Lowest Rates in a Year and a Half. Friday Could Take Them Even Lower (Or Cause a Big Bounce)
Wouldn't it be nice if you could know what was going to happen with mortgage rates before it actually happened? Since the dawn of time in financial markets, there's someone who's willing to make a seemingly compelling prediction about the future for every person who's willing to believe such things are better than 50/50 guesses. When it comes to time frames as short as 24 hours, it's a 100% coin flip.
Reason being: Friday's direction will be determined by the outcome of the Employment Situation (aka, the jobs report)--the single most important scheduled economic report on any given month. This installment is particularly important because it's in a unique position to influence the Federal Reserve's decision on the size of the rate cut that will be announced in 2 weeks.

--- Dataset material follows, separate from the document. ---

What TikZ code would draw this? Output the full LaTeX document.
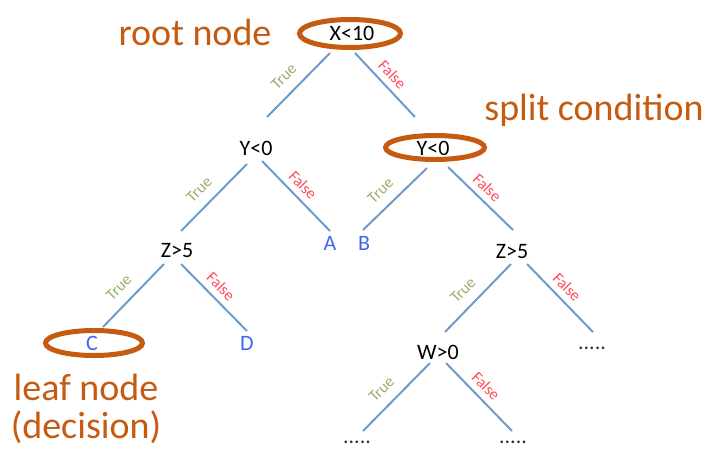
\documentclass[tikz,border=0pt]{standalone}
\usepackage{fontspec}
\setmainfont{Carlito}
\definecolor{ringc}{HTML}{C55A11}
\definecolor{edgec}{HTML}{6F9BCB}
\definecolor{truec}{HTML}{98AE6C}
\definecolor{falsec}{HTML}{FF4A5C}
\definecolor{leafc}{HTML}{3F66F0}
\tikzset{
  cond/.style={inner sep=0pt, font=\fontsize{22}{22}\selectfont, text=black},
  leaf/.style={inner sep=0pt, font=\fontsize{22}{22}\selectfont, text=leafc},
  more/.style={inner sep=0pt, font=\fontsize{22}{22}\selectfont, text=black!80},
  branch/.style={draw=edgec, line width=2pt},
  ring/.style={draw=ringc, line width=5pt},
  note/.style={inner sep=0pt, font=\fontsize{38}{38}\selectfont, text=ringc, anchor=base},
  tlab/.style={inner sep=0pt, font=\fontsize{16}{16}\selectfont, text=truec, sloped, pos=0.55, above=10pt},
  flab/.style={inner sep=0pt, font=\fontsize{16}{16}\selectfont, text=falsec, sloped, pos=0.47, above=6pt},
}
\begin{document}
\begin{tikzpicture}[x=1pt, y=-1pt]
\useasboundingbox (0,0) rectangle (708,450);
% nodes
\node[cond] (root) at (352,33) {X<10};
\node[cond] (y1) at (256,148) {Y<0};
\node[cond] (y2) at (433,148) {Y<0};
\node[cond] (z1) at (177,251) {Z>5};
\node[cond] (z2) at (512,252) {Z>5};
\node[cond] (w) at (438,352) {W>0};
\node[leaf] (a) at (330,243) {A};
\node[leaf] (b) at (364,243) {B};
\node[leaf] (c) at (92,343) {C};
\node[leaf] (d) at (247,343) {D};
\node[more] (m1) at (592,348) {.....};
\node[more] (m2) at (357,442) {.....};
\node[more] (m3) at (513,442) {.....};
% highlight rings
\draw[ring] (350,33.5) ellipse [x radius=50.5pt, y radius=14pt];
\draw[ring] (435,147.5) ellipse [x radius=49.5pt, y radius=12pt];
\draw[ring] (94,343) ellipse [x radius=48.5pt, y radius=12.5pt];
% annotations
\node[note] (rootnote) at (195,45) {root node};
\node[note] (splitnote) at (594,120) {split condition};
\node[note] (leafnote1) at (86,400) {leaf node};
\node[note] (leafnote2) at (86,438) {(decision)};
% branches
\draw[branch] ([shift={(-22,20)}]root.center) -- ([shift={(11,-31)}]y1.center) node[tlab] {True};
\draw[branch] ([shift={(3,20)}]root.center) -- ([shift={(-18,-31)}]y2.center) node[flab] {False};
\draw[branch] ([shift={(-9,16)}]y1.center) -- ([shift={(4,-20)}]z1.center) node[tlab] {True};
\draw[branch] ([shift={(6,13)}]y1.center) -- ([shift={(0,-12)}]a.center) node[flab] {False};
\draw[branch] ([shift={(-6,20)}]y2.center) -- ([shift={(-1,-13)}]b.center) node[tlab] {True};
\draw[branch] ([shift={(15,19)}]y2.center) -- ([shift={(1,-22)}]z2.center) node[flab] {False};
\draw[branch] ([shift={(-13,13)}]z1.center) -- ([shift={(11,-16)}]c.center) node[tlab] {True};
\draw[branch] ([shift={(4,13)}]z1.center) -- ([shift={(0,-12)}]d.center) node[flab] {False};
\draw[branch] ([shift={(-1,12)}]z2.center) -- ([shift={(7,-20)}]w.center) node[tlab] {True};
\draw[branch] ([shift={(15,12)}]z2.center) -- ([shift={(1,-16)}]m1.center) node[flab] {False};
\draw[branch] ([shift={(-8,11)}]w.center) -- ([shift={(6,-11)}]m2.center) node[tlab] {True};
\draw[branch] ([shift={(8,11)}]w.center) -- ([shift={(-1,-11)}]m3.center) node[flab] {False};
\end{tikzpicture}
\end{document}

Financial markets have long since adjusted to the expected outcome of the jobs report. In other words, if jobs come in at or around 160k payrolls, that's not actionable news even though it would constitute a big improvement over last month's 114k. It's the scenarios where the payroll count is less than 100k or more than 200k where the market is more likely to go a bit wild.
Under 100k would likely result in another meaningful move toward even lower rates than today's (already the lowest since April 2023). Over 200k would mean a quick return to the recent range. For better or worse, it's not out of the realm of possibility to see rates move by 0.1 to 0.2%. Contrast that to the average change over the past 2 weeks of less than 0.05%.
The report will be released at 8:30am ET which is well before mortgage lenders set their rates for the day.